Chocolate-Stevia Cupcakes with Mascarpone Frosting Makes 12 cupcakes.
For the cupcakes:
3/4 cup almond flour, preferably freshly ground in a coffee/spice grinder (freshly ground flour creates a lighter, fluffier texture)
1/2 cup buckwheat flour, preferably raw buckwheat as opposed to the toasted “kasha” variety (the raw buckwheat has a much lighter taste)
1/2 cup unsweetened cocoa powder, preferably non-Dutched*
1/2 tsp. baking soda
1 1/2 tsp. baking powder
Dash of sea salt if you’re using unsalted butter
1 1/4 sticks (10 T.) butter, preferably from grass-fed cows, at room temperature
4 eggs, preferably from pastured hens
1 1/4 cups whole milk, preferably from grass-fed cows
Vanilla stevia extract OR stevia extract + 1 tsp. vanilla extract
For the frosting:
Mascarpone cheese (see last week’s post for more info on mascarpone)
Vanilla stevia extract OR maple syrup
Preheat the oven to 350F and line a muffin tin with cups. I find that parchment-paper muffin cups are ideal — they nearly fall off of the cakes and you won’t lose nary a crumb. Standard cups, on the other hand, will rip away half of your cupcake. Look for If You Care parchment-paper cups.
In a medium bowl, whisk together the flours, cocoa powder (which is also technically a flour; anything dry and ground up is a flour), baking soda and powder, and the salt if you’re using unsalted butter. In a large bowl, cream the butter for at least 2 minutes. You’ll note that butter made with pastured milk and cream is much softer than conventional butter — you can practically cream it straight out of the fridge. That’s because pastured animal products have much less saturated fat, and the saturated fat is what stiffens when chilled. Much, much nicer to work with, plus it tastes a lot better and offers a lot more nutritional benefits. Kerrygold is my favorite butter.
Beat in eggs one at a time. Add half of the milk and beat again, then add half of the flour mixture and beat well. Repeat with remaining milk and flour. Squirt in one dropper full of the stevia extract and beat again. I used NuNaturals vanilla stevia, and when I say “1 dropper,” I mean one dropper of the two-ounce-sized bottle. That’s about 3/4 teaspoon. Taste the batter for sweetness. You might need to add another half-dropper-full or even full dropper of the extract. It’s better to slightly undershoot than risk going bitter by overshooting — you can always add more extract or even maple syrup after the cakes are baked.
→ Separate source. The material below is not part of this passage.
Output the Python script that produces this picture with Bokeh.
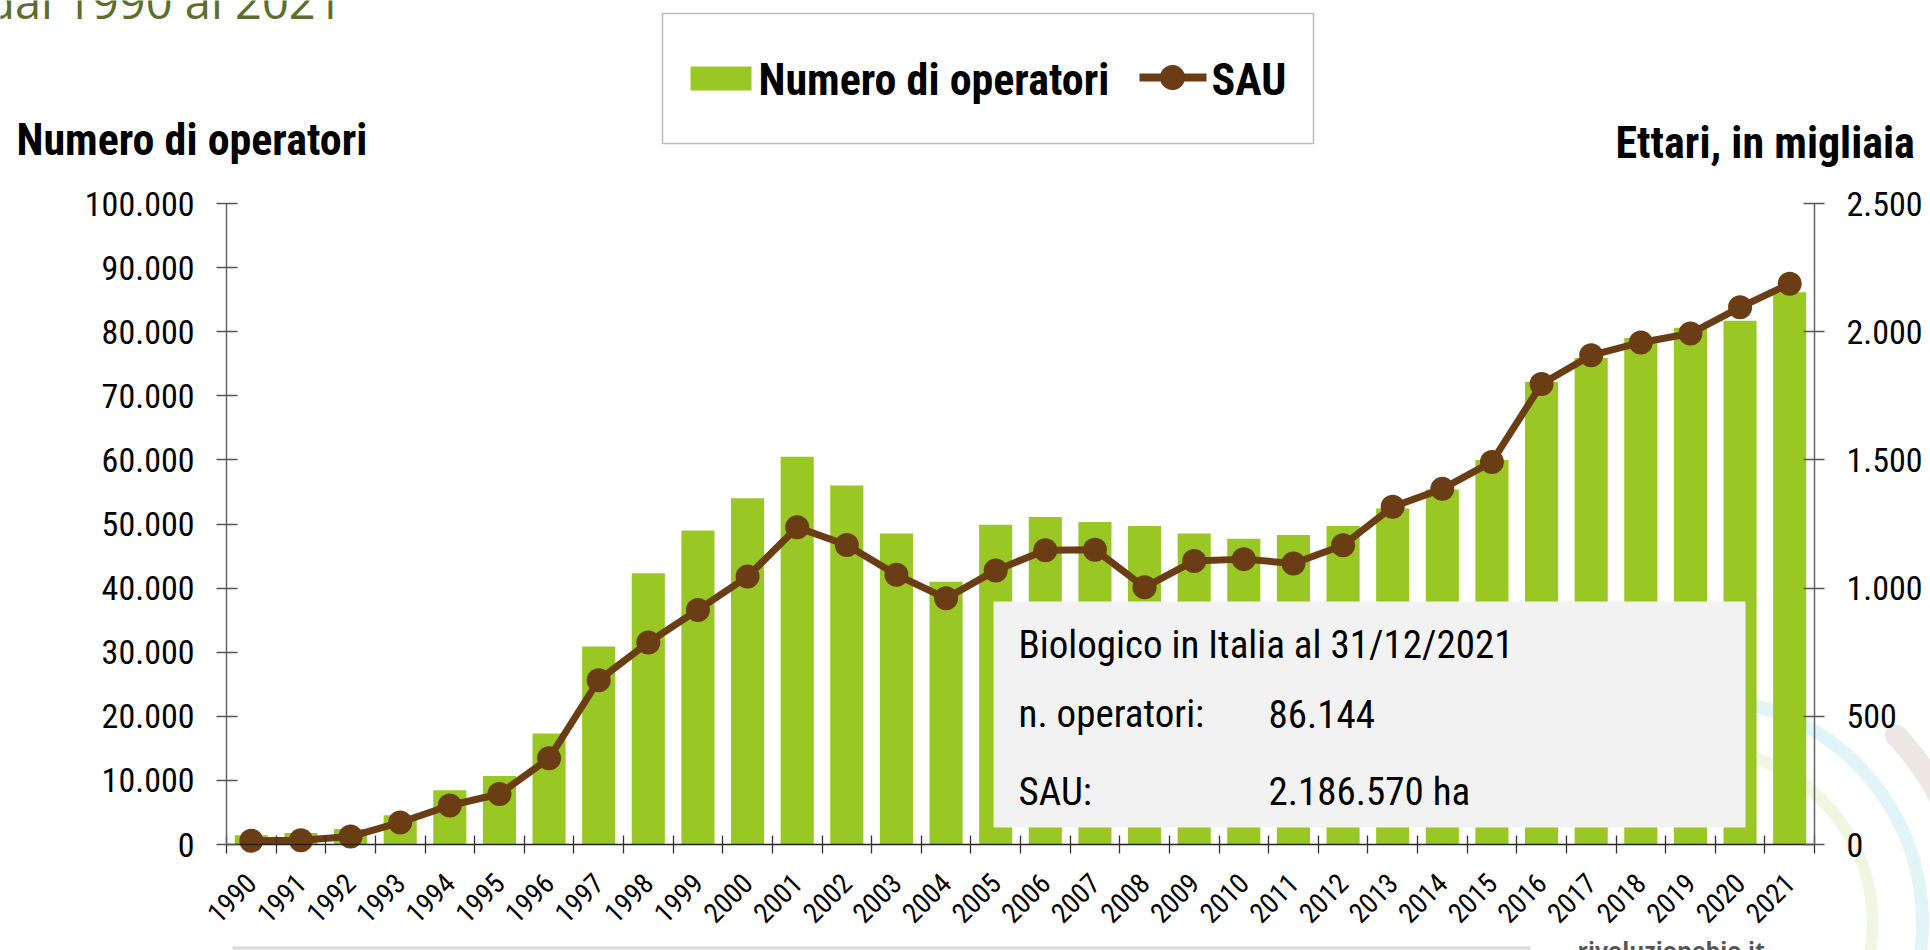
import numpy as np
from bokeh.plotting import figure
from bokeh.models import (Range1d, LinearAxis, FixedTicker, Label, BoxAnnotation,
                          PolyAnnotation, ColumnDataSource)
from bokeh.embed import file_html
from bokeh.resources import INLINE

# ---------------- data ----------------
years = [str(y) for y in range(1990, 2022)]
operatori = [1450, 1800, 2400, 4550, 8450, 10700, 17300, 30900, 42300, 49000,
             54000, 60500, 56000, 48500, 41000, 49900, 51100, 50300, 49700, 48500,
             47700, 48300, 49700, 52400, 55400, 60000, 72200, 75900, 79000, 80600,
             81700, 86144]
sau = [15, 17, 31, 86, 152, 197, 336, 641, 788, 915,
       1045, 1237, 1168, 1052, 960, 1069, 1148, 1150, 1003, 1106,
       1113, 1096, 1167, 1317, 1387, 1492, 1796, 1908, 1958, 1993,
       2095, 2187]
left_ticks = [0, 10000, 20000, 30000, 40000, 50000, 60000, 70000, 80000, 90000, 100000]
right_ticks = [0, 500, 1000, 1500, 2000, 2500]
legend_labels = ["Numero di operatori", "SAU"]
title_text = "dal 1990 al 2021"
left_title = "Numero di operatori"
right_title = "Ettari, in migliaia"
box_lines = [("Biologico in Italia al 31/12/2021", ""),
             ("n. operatori:", "86.144"),
             ("SAU:", "2.186.570 ha")]
site_text = "rivoluzionebio.it"

def it_fmt(v):
    return f"{v:,}".replace(",", ".")

# ---------------- style / geometry ----------------
GREEN = "#99c723"
BROWN = "#6b3d14"
NARROW = "'Liberation Sans Narrow', 'Arial Narrow', 'Roboto Condensed', 'DejaVu Sans Condensed', sans-serif"

W, H = 1930, 950
FL, FR, FT, FB = 226, 1814, 203, 844   # plot area in page pixels
n = len(years)
PX = (FR - FL) / n
YPX = (FB - FT) / 100000
SPX = (FB - FT) / 2500

x_rng = Range1d(-0.5 - FL / PX, n - 0.5 + (W - FR) / PX)
y_rng = Range1d(-(H - FB) / YPX, 100000 + FT / YPX)
s_rng = Range1d(-(H - FB) / SPX, 2500 + FT / SPX)

p = figure(width=W, height=H, output_backend="svg", toolbar_location=None,
           x_range=x_rng, y_range=y_rng,
           min_border=0, min_border_left=0, min_border_right=0,
           min_border_top=0, min_border_bottom=0)
p.outline_line_color = None
p.grid.visible = False
p.xaxis.visible = False
p.yaxis.visible = False
p.background_fill_color = "white"
p.border_fill_color = "white"
p.extra_y_ranges = {"sau": s_rng}

xs = list(range(n))
src = ColumnDataSource(dict(x=xs, op=operatori, sau=sau))

def sx(X):
    return X
def sy(Y):
    return H - Y

# decorative logo arcs (background)
cx, cy = sx(1698), sy(922)
def arc_poly(r, t, a0, a1, k=90):
    a = np.radians(np.linspace(a0, a1, k))
    xo = cx + (r + t / 2) * np.cos(a)
    yo = cy + (r + t / 2) * np.sin(a)
    xi = cx + (r - t / 2) * np.cos(a[::-1])
    yi = cy + (r - t / 2) * np.sin(a[::-1])
    return list(np.r_[xo, xi]), list(np.r_[yo, yi])

th = np.linspace(0, 2 * np.pi, 48)
for r, t, a0, a1, col in [(224, 13, 115, -40, "#e1f4f8"),
                          (174, 12, 115, -40, "#f1f6e3"),
                          (272, 22, 43.5, -20, "#ede7e4")]:
    ax_, ay_ = arc_poly(r, t, a0, a1)
    p.add_layout(PolyAnnotation(xs=ax_, ys=ay_, xs_units="screen", ys_units="screen",
                                fill_color=col, fill_alpha=1, line_color=None, level="underlay"))
ang = np.radians(43.5)
ccx, ccy = cx + 272 * np.cos(ang), cy + 272 * np.sin(ang)
p.add_layout(PolyAnnotation(xs=list(ccx + 11 * np.cos(th)), ys=list(ccy + 11 * np.sin(th)),
                            xs_units="screen", ys_units="screen",
                            fill_color="#ede7e4", fill_alpha=1, line_color=None, level="underlay"))

# bars
p.vbar(x="x", top="op", width=0.667, source=src, fill_color=GREEN, line_color=None)

# SAU line on secondary axis
p.line(x="x", y="sau", source=src, y_range_name="sau", line_color=BROWN, line_width=7)
p.scatter(x="x", y="sau", source=src, y_range_name="sau", size=24,
          fill_color=BROWN, line_color=None)

# axes (fixed inside the full-canvas frame)
xaxis = LinearAxis(ticker=FixedTicker(ticks=xs, minor_ticks=[i - 0.5 for i in range(n + 1)]),
                   fixed_location=0, bounds=(-0.5, n - 0.5))
xaxis.major_label_overrides = {i: y for i, y in enumerate(years)}
xaxis.major_label_orientation = np.pi / 4
xaxis.major_tick_in = 0
xaxis.major_tick_out = 9
xaxis.major_tick_line_color = None
xaxis.minor_tick_in = 9
xaxis.minor_tick_out = 9
xaxis.minor_tick_line_color = "#333333"
xaxis.minor_tick_line_width = 1.3
xaxis.axis_line_color = "#222222"
xaxis.axis_line_width = 1.5
xaxis.major_label_text_font = NARROW
xaxis.major_label_text_font_size = "28px"
xaxis.major_label_text_color = "black"
xaxis.major_label_standoff = 25
p.add_layout(xaxis, "below")

laxis = LinearAxis(ticker=FixedTicker(ticks=left_ticks, minor_ticks=[]),
                   fixed_location=-0.5, bounds=(0, 100000))
laxis.major_label_overrides = {v: it_fmt(v) for v in left_ticks}
raxis = LinearAxis(y_range_name="sau", ticker=FixedTicker(ticks=right_ticks, minor_ticks=[]),
                   fixed_location=n - 0.5, bounds=(0, 2500))
raxis.major_label_overrides = {v: it_fmt(v) for v in right_ticks}
for ax in (laxis, raxis):
    ax.major_tick_in = 11
    ax.major_tick_out = 10
    ax.major_tick_line_color = "#555555"
    ax.major_tick_line_width = 1.3
    ax.minor_tick_line_color = None
    ax.axis_line_color = "#666666"
    ax.axis_line_width = 1.5
    ax.major_label_text_font = NARROW
    ax.major_label_text_font_size = "34px"
    ax.major_label_text_color = "black"
    ax.major_label_standoff = 22
p.add_layout(laxis, "left")
p.add_layout(raxis, "right")

def lab(X, Y, text, size, font=NARROW, style="normal", color="black", align="left", level="annotation"):
    # Y is the wanted baseline in page pixels; compensate the renderer's baseline offset
    p.add_layout(Label(x=sx(X), y=sy(Y - 0.29 * size), x_units="screen", y_units="screen", text=text,
                       text_font=font, text_font_size=f"{size}px",
                       text_font_style=style, text_color=color, text_align=align,
                       text_baseline="alphabetic", level=level))

def sbox(l, r, t, b, **kw):
    return BoxAnnotation(left=sx(l), right=sx(r), top=sy(t), bottom=sy(b),
                         left_units="screen", right_units="screen",
                         top_units="screen", bottom_units="screen", **kw)

# title (its top is cut by the page edge, as in the reference)
lab(342, 14, title_text, 47, font="Open Sans", color="#5b6e2d", align="right")

# axis titles
lab(16, 152, left_title, 44, style="bold")
lab(1615, 155, right_title, 44, style="bold")

# legend
p.add_layout(sbox(662, 1313, 13, 143, fill_color="white", fill_alpha=1,
                  line_color="#222222", line_width=1.5, level="overlay"))
p.add_layout(sbox(690, 751, 66, 90, fill_color=GREEN, fill_alpha=1, line_color=None, level="overlay"))
p.add_layout(sbox(1139, 1206, 73, 81, fill_color=BROWN, fill_alpha=1, line_color=None, level="overlay"))
p.add_layout(PolyAnnotation(xs=list(sx(1172) + 12.5 * np.cos(th)), ys=list(sy(77) + 12.5 * np.sin(th)),
                            xs_units="screen", ys_units="screen",
                            fill_color=BROWN, fill_alpha=1, line_color=None, level="overlay"))
for X, t in zip([758, 1211], legend_labels):
    lab(X, 92, t, 44, style="bold", level="overlay")

# info box
p.add_layout(sbox(993, 1745, 601, 827, fill_color="#f2f2f2", fill_alpha=1, line_color=None))
for (a, b), Y in zip(box_lines, [656, 725, 803]):
    lab(1018, Y, a, 39)
    if b:
        lab(1268, Y, b, 39)

# footer: thin grey rule and site name (cut by the bottom edge, as in the reference)
p.add_layout(sbox(232, 1530, 946, 949, fill_color="#d9d9d9", fill_alpha=1, line_color=None))
lab(1577, 956, site_text, 23, font="Open Sans", style="bold", color="#555555")

open("out.html", "w").write(file_html(p, INLINE))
Scoop batter into waiting cups and bake for 30 minutes or until an inserted toothpick comes out clean. While the cakes are baking, make the frosting by stirring a dash of stevia extract or maple syrup into the mascarpone. (I’m not specifying exactly how much since it’s best to just frost as many cupcakes as you’ll be eating that day. Stash away any leftover cupcakes and whip up a fresh batch of frosting for them when you serve them. Also, the overall amount of frosting you use is up to you.) Keep chilled.
After cakes have come out of the oven and are completely cooled, frost them with the sweetened mascarpone. You can also sprinkle on grated chocolate/chocolate curls if you like as a garnish, or top with fresh berries.
* If you want to make vanilla cupcakes, swap out the cocoa powder for coconut flour.